In this structure, it is noticeable that the L^N6 donor bends in half, with the methyl groups on both nitrogen atoms adopting a syn-syn disposition. This clearly differs from the previously reported lanthanoid complexes of L^N6 ([LnL^N6(NO₃)₂]NO₃, Ln = Ce, Sm), where the ligand is almost planar [6]. The very different conformation of the ligand is demonstrated by the dihedral angle between the pyridine units, which is less than 20° in related complexes and 45.35° in 1·2H₂O, and by the N_Py-Dy-N_Py angles, which tend to 180° in related compounds, and it is ca. 105° in 1·2H₂O. Accordingly, this work shows that the size of the metal ion and the nature of the auxiliary ligands are definite factors to be taken into account in ligand folding, and that the geometry that can be induced by this type of flexible ligands is not as predetermined as with rigid N₆ macrocyclic ligands [4].
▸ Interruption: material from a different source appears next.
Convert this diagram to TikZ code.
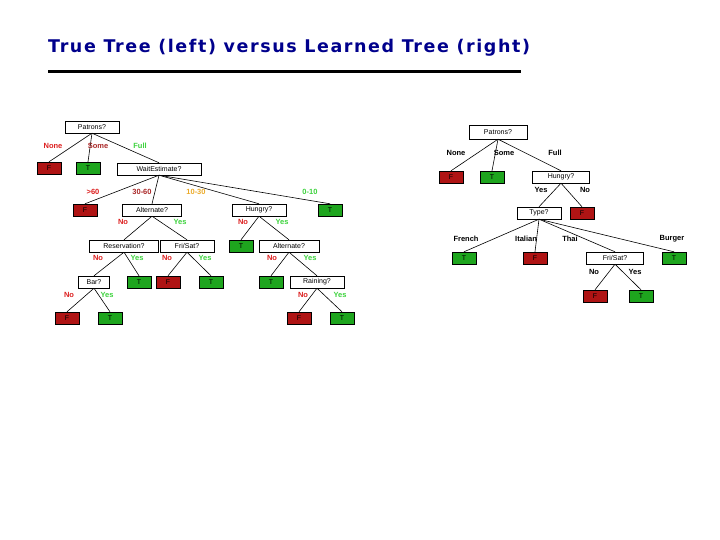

In addition, both protonated amine groups establish weak interactions with the chloride counterions (distances N···Cl of ca. 3.29 Å), expanding the mononuclear complex into a chain (Figure 2). In this chain, the shortest distance between adjacent dysprosium ions is 10.3146(9) Å.

4. Conclusions

This work reports on the synthesis and structural characterization of a Dy^III complex with a flexible hexaaza donor. The high flexibility of this ligand makes it fold in half, with the methyl groups adopting a a syn-syn disposition. This leads to the dysprosium atom being in an N₆Cl₂ environment, with a distorted geometry between triangular dodecahedron and biaugmented trigonal prism. This clearly contrasts with the nearly planar character of the ligand described for Ce^III or Sm^III complexes with nitrate auxiliary ligands. In fact, this work shows that the coordination chemistry of this ligand is structurally very versatile, and that the arrangement adopted by the ligand in the environment of the metal center seems to depend largely on the size of the metal ion itself and the auxiliary ligands. Indeed, this is the first metal complex of this ligand in which a fully folded arrangement of this N₆ macrocycle is observed.